The briny sea air meant that the painted mural had badly deteriorated by 2010. The original artists had formed the company Triskill Design and built up an impressive portfolio of commercial murals and interior design. They took on the Mural to Mosaic project, instating tiled mosaics for the faded originals.
Walk along its length and see the story start with a photograph – how modern can you get! – then move on through the leaves of time to finish, brightly, with a panorama of Bray and its big green mountain. There are battles and love affairs, and many’s the song to sing.
At the southern end, as we step into the future, the mural features the opening lines of Bob Dylan’s Mr Tambourine Man, from the album Bringing it all Back Home, of 1965. A shorter, electrified version was made by The Byrds. It was their debut single and a huge hit, credited with kickstarting the folk rock boom, the very initiator of the term The startling twang of guitar and heavenly choir vocals are echoes of a different time, but are for all time.
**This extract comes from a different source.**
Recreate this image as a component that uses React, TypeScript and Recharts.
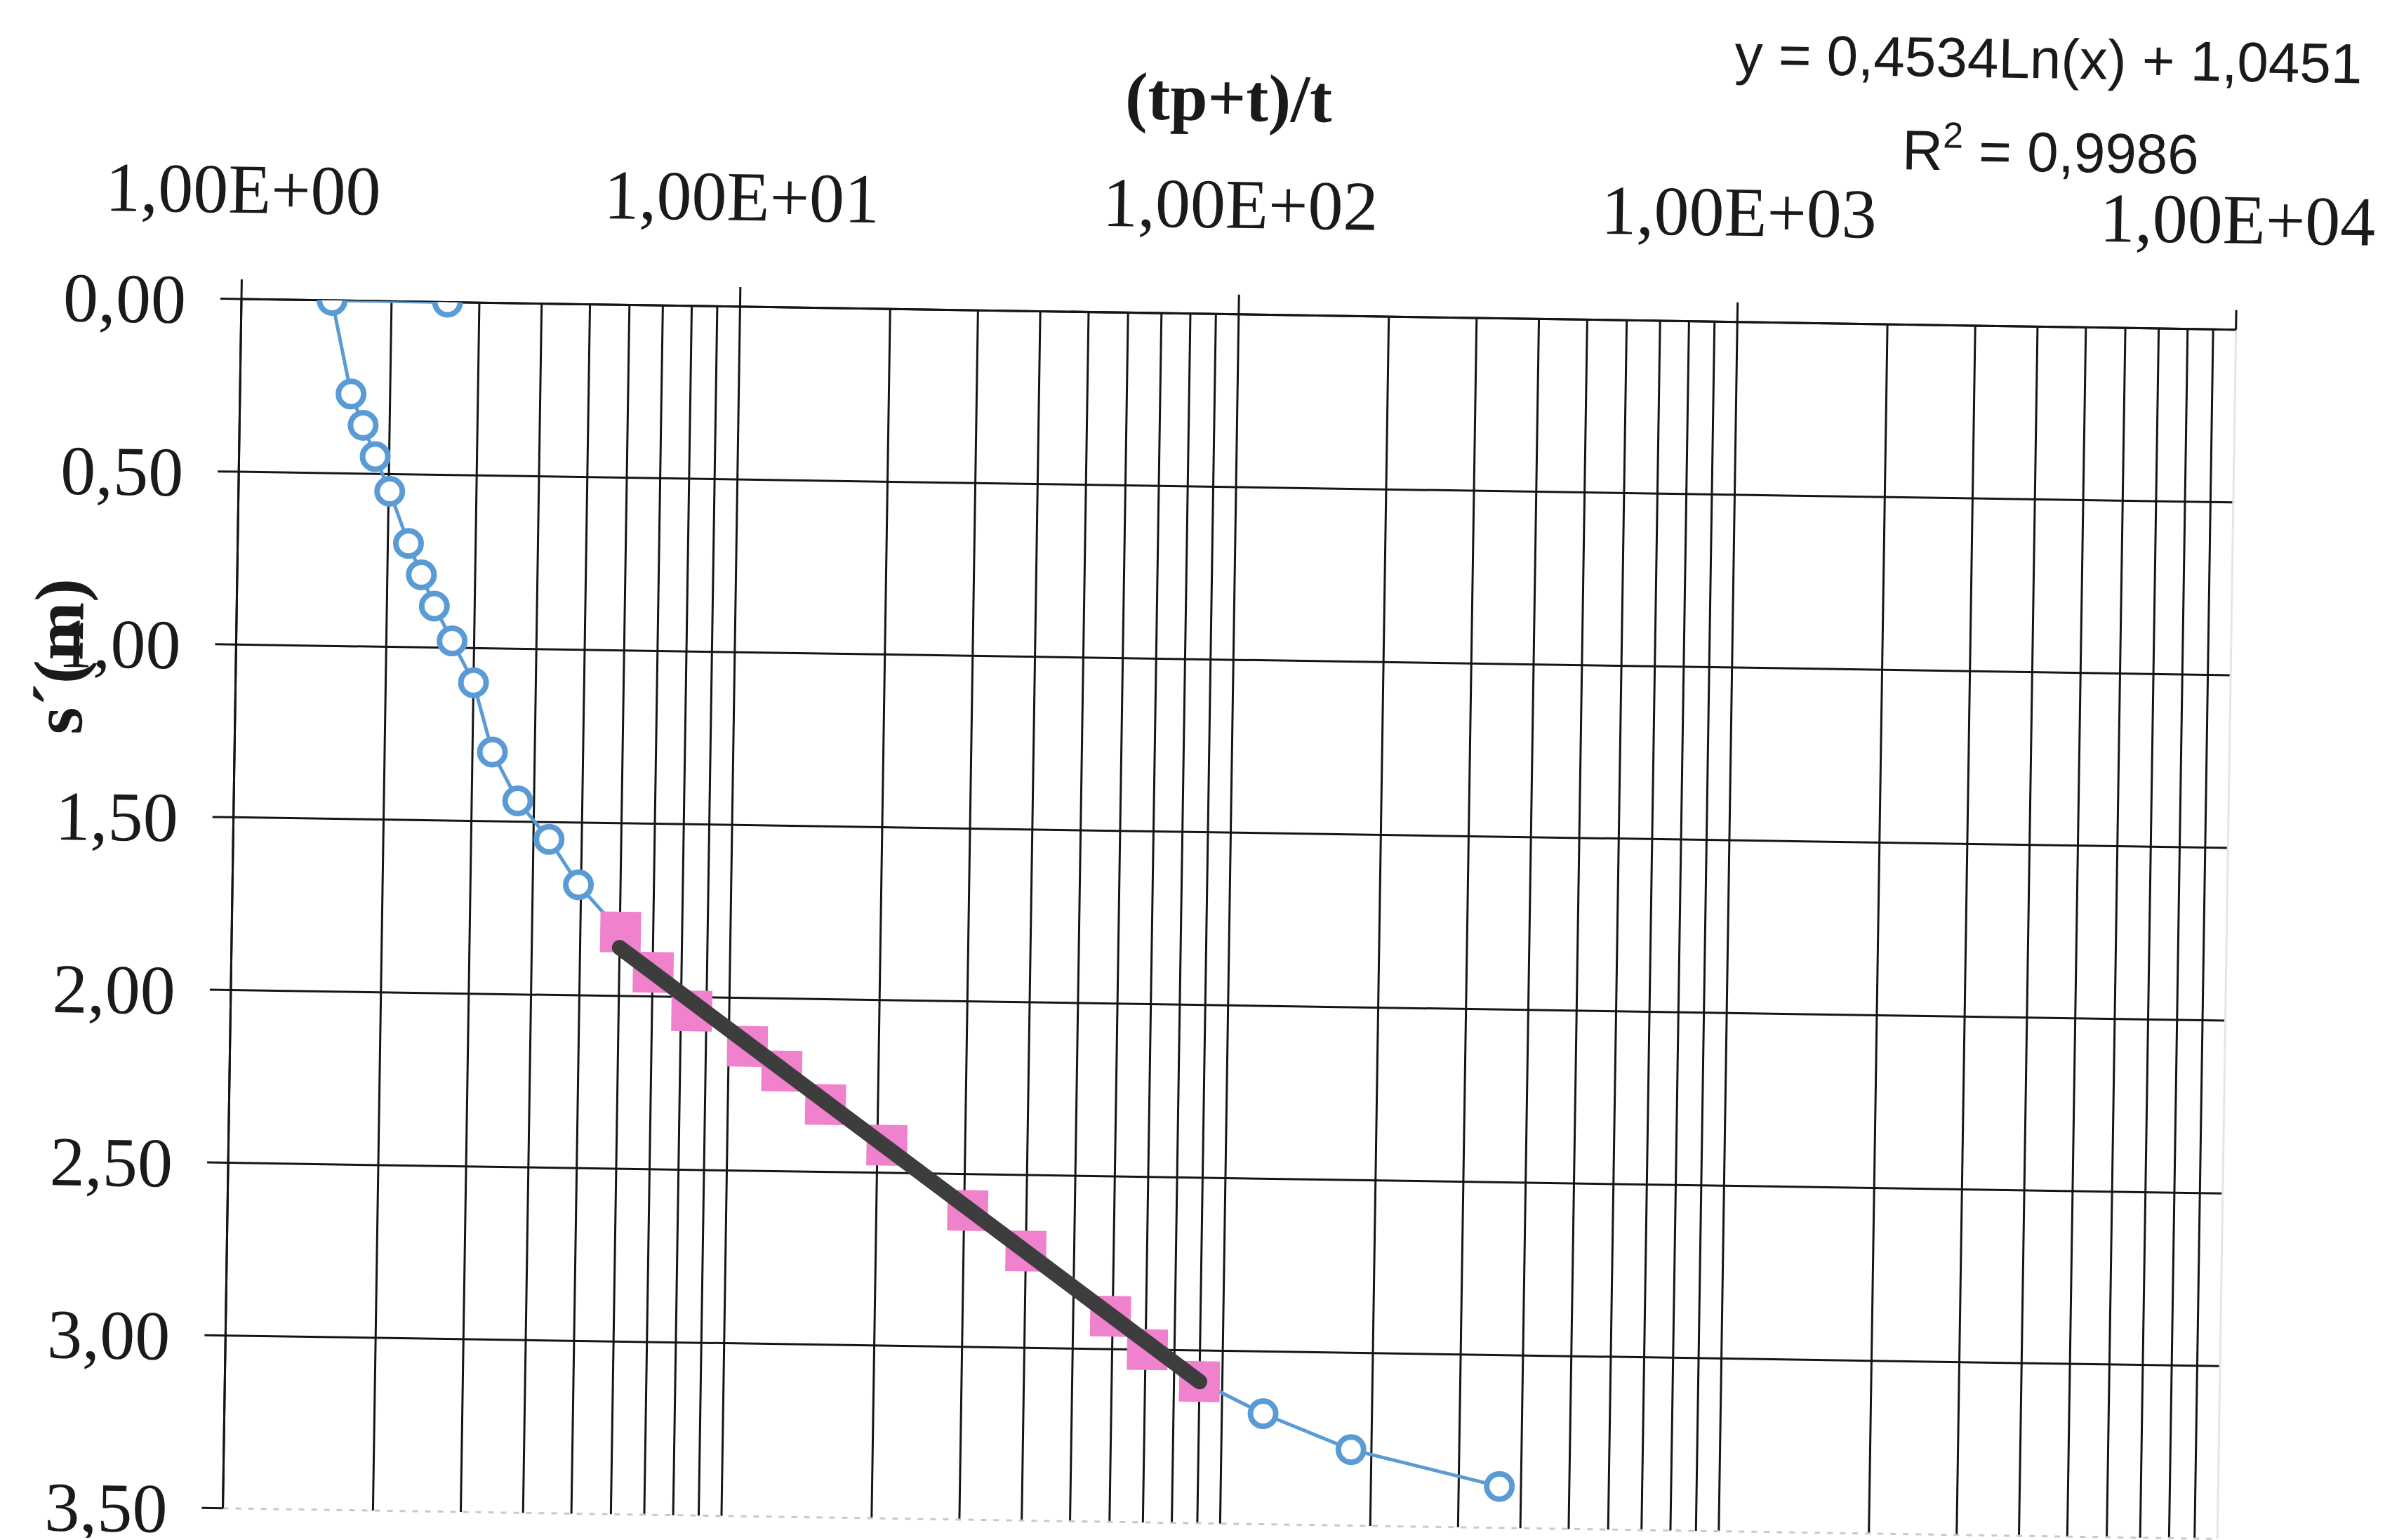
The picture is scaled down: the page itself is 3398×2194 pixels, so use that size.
import React from "react";
import {
    ComposedChart,
    Scatter,
    XAxis,
    YAxis,
    CartesianGrid,
    ReferenceLine,
    Label,
} from "recharts";

// (tp+t)/t and s', in the order the blue line joins them
const recoveryRatio = [2.59, 1.52, 1.67, 1.77, 1.875, 2.01, 2.2, 2.34, 2.49, 2.71, 3.0, 3.29, 3.71, 4.3, 4.94,
    6.02, 7.02, 8.41, 10.9, 12.8, 15.7, 20.9, 30.5, 40.0, 59.4, 70.6, 90.0, 121, 182, 362];
const residualDrawdown = [0, 0, 0.27, 0.36, 0.45, 0.55, 0.7, 0.79, 0.88, 0.98, 1.1, 1.3, 1.44, 1.55, 1.68,
    1.815, 1.93, 2.04, 2.14, 2.21, 2.305, 2.42, 2.605, 2.72, 2.905, 3.0, 3.09, 3.18, 3.28, 3.38];

// points used for the fit (pink squares)
const fitRatio = [6.02, 7.02, 8.41, 10.9, 12.8, 15.7, 20.9, 30.5, 40.0, 59.4, 70.6, 90.0];
const fitDrawdown = [1.815, 1.93, 2.04, 2.14, 2.21, 2.305, 2.42, 2.605, 2.72, 2.905, 3.0, 3.09];

// trendline ends
const trendRatio = [6.0, 90.0];
const trendDrawdown = [1.86, 3.09];

const xTicks = [1, 10, 100, 1000, 10000];
const yTicks = [0, 0.5, 1, 1.5, 2, 2.5, 3, 3.5];

const xTitle = "(tp+t)/t";
const yTitle = "s\u00b4(m)";
const equationText = "y = 0,4534Ln(x) + 1,0451";
const rSquaredText = " = 0,9986";

const BLUE = "#5B9BD5";
const PINK = "#F081CD";
const INK = "#1a1a1a";
const SERIF = "'Liberation Serif', 'Times New Roman', serif";
const SANS = "'Liberation Sans', Arial, sans-serif";

// the scanned sheet sits a little crooked, so the whole chart is turned to match
const SKEW_DEG = 0.88;

const zip = (xs: number[], ys: number[]) => xs.map((x, i) => ({ x, y: ys[i] }));

const blueData = zip(recoveryRatio, residualDrawdown);
const pinkData = zip(fitRatio, fitDrawdown);
const trendData = zip(trendRatio, trendDrawdown);

// log gridlines 1..9000
const gridX: number[] = [];
for (const d of [1, 10, 100, 1000]) {
    for (let m = 1; m <= 9; m++) gridX.push(m * d);
}

const fmtSci = (v: number) => {
    const e = Math.round(Math.log10(v));
    const m = v / Math.pow(10, e);
    return `${m.toFixed(2).replace(".", ",")}E+${String(e).padStart(2, "0")}`;
};
const fmtComma = (v: number) => v.toFixed(2).replace(".", ",");

function TopTitles(props: any) {
    const vb = props.viewBox;
    return (
        <g>
            <text x={vb.x + vb.width / 2 - 19} y={150} textAnchor="middle"
                fontFamily={SERIF} fontWeight="bold" fontSize={96} fill={INK}>
                {xTitle}
            </text>
            <text x={2913} y={72} textAnchor="middle" fontFamily={SANS} fontSize={80} fill={INK}>
                {equationText}
            </text>
            <text x={2918} y={205} textAnchor="middle" fontFamily={SANS} fontSize={80} fill={INK}>
                R<tspan dy={-32} fontSize={52}>2</tspan><tspan dy={32}>{rSquaredText}</tspan>
            </text>
        </g>
    );
}

function SideTitle(props: any) {
    const vb = props.viewBox;
    const cx = vb.x + 92;
    const cy = vb.y + 513;
    return (
        <g>
            <rect x={cx - 50} y={cy - 112} width={100} height={224} fill="#fff" />
            <text x={cx} y={cy} transform={`rotate(-90, ${cx}, ${cy})`} textAnchor="middle"
                dominantBaseline="central" fontFamily={SERIF} fontWeight="bold" fontSize={100} fill={INK}>
                {yTitle}
            </text>
        </g>
    );
}

export default function App() {
    return (
        <div style={{ position: "fixed", left: 0, top: 0, width: 3398, height: 2194, overflow: "hidden", background: "#fff" }}>
            <div style={{ width: 3398, height: 2194, transform: `rotate(${SKEW_DEG}deg)`, transformOrigin: "344px 426px" }}>
                <ComposedChart width={3398} height={2194} margin={{ top: 0, right: 212, bottom: 45, left: 0 }}>
                    <CartesianGrid
                        verticalValues={gridX}
                        horizontalValues={[0, 0.5, 1, 1.5, 2, 2.5, 3]}
                        stroke="#151515"
                        strokeWidth={3}
                    />
                    <ReferenceLine y={3.5} stroke="#c9c9c9" strokeWidth={3} strokeDasharray="8 10" />
                    <ReferenceLine x={10000} stroke="#e6e6e6" strokeWidth={3} />
                    <XAxis
                        dataKey="x"
                        type="number"
                        scale="log"
                        domain={[1, 10000]}
                        ticks={xTicks}
                        interval={0}
                        allowDataOverflow
                        orientation="top"
                        height={426}
                        tickSize={28}
                        tickMargin={95}
                        tickFormatter={fmtSci}
                        tick={{ fontSize: 100, fontFamily: SERIF, fill: INK }}
                        tickLine={{ stroke: "#151515", strokeWidth: 3 }}
                        axisLine={{ stroke: "#151515", strokeWidth: 3 }}
                    >
                        <Label content={TopTitles} />
                    </XAxis>
                    <YAxis
                        dataKey="y"
                        type="number"
                        domain={[0, 3.5]}
                        ticks={yTicks}
                        interval={0}
                        reversed
                        allowDataOverflow
                        width={344}
                        tickSize={30}
                        tickMargin={49}
                        tickFormatter={fmtComma}
                        tick={{ fontSize: 100, fontFamily: SERIF, fill: INK }}
                        tickLine={{ stroke: "#151515", strokeWidth: 3 }}
                        axisLine={{ stroke: "#151515", strokeWidth: 3 }}
                    >
                        <Label content={SideTitle} />
                    </YAxis>
                    <Scatter
                        data={blueData}
                        line={{ stroke: BLUE, strokeWidth: 5 }}
                        lineType="joint"
                        isAnimationActive={false}
                        shape={(p: any) => (
                            <circle cx={p.cx} cy={p.cy} r={18} fill="#fff" stroke={BLUE} strokeWidth={8} />
                        )}
                    />
                    <Scatter
                        data={pinkData}
                        isAnimationActive={false}
                        shape={(p: any) => (
                            <rect x={p.cx - 29} y={p.cy - 29} width={58} height={58} fill={PINK} />
                        )}
                    />
                    <Scatter
                        data={trendData}
                        line={{ stroke: "#3d3d3d", strokeWidth: 22, strokeLinecap: "round" }}
                        lineType="joint"
                        isAnimationActive={false}
                        shape={() => <g />}
                    />
                </ComposedChart>
            </div>
        </div>
    );
}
Hey, Mr. Tambourine Man, play a song for me
I’m not sleepy and there is no place I’m going to
Hey, Mr. Tambourine Man, play a song for me
In the jingle jangle morning I’ll come following you
If I should be waiting on the platform, this is where I’d be sitting. The Southeasternmost seat, in the rays of the setting, or rising, son. Hat pulled low but eyes wide open. Sparking up a cheroot with the sharp glance of a lucifer to the sole of a western boot, and thinking. Byrds or Dylan, what’s my favourite version? The answer’s right here. The penultimate panel features Davin Harrison, guitar at the ready and friends in tow, heading off from the platform to some festival or whatever awaits in the wild blue yonder. Mr Tambourine Man was the first song he sang, but you’re never going to hear it unless you heard it before. Who knows though? Sometime when you’re alone, isolated on a windy day, and you hear some song singing in the high tension wires. Who knows what it is? Who knows who’s singing?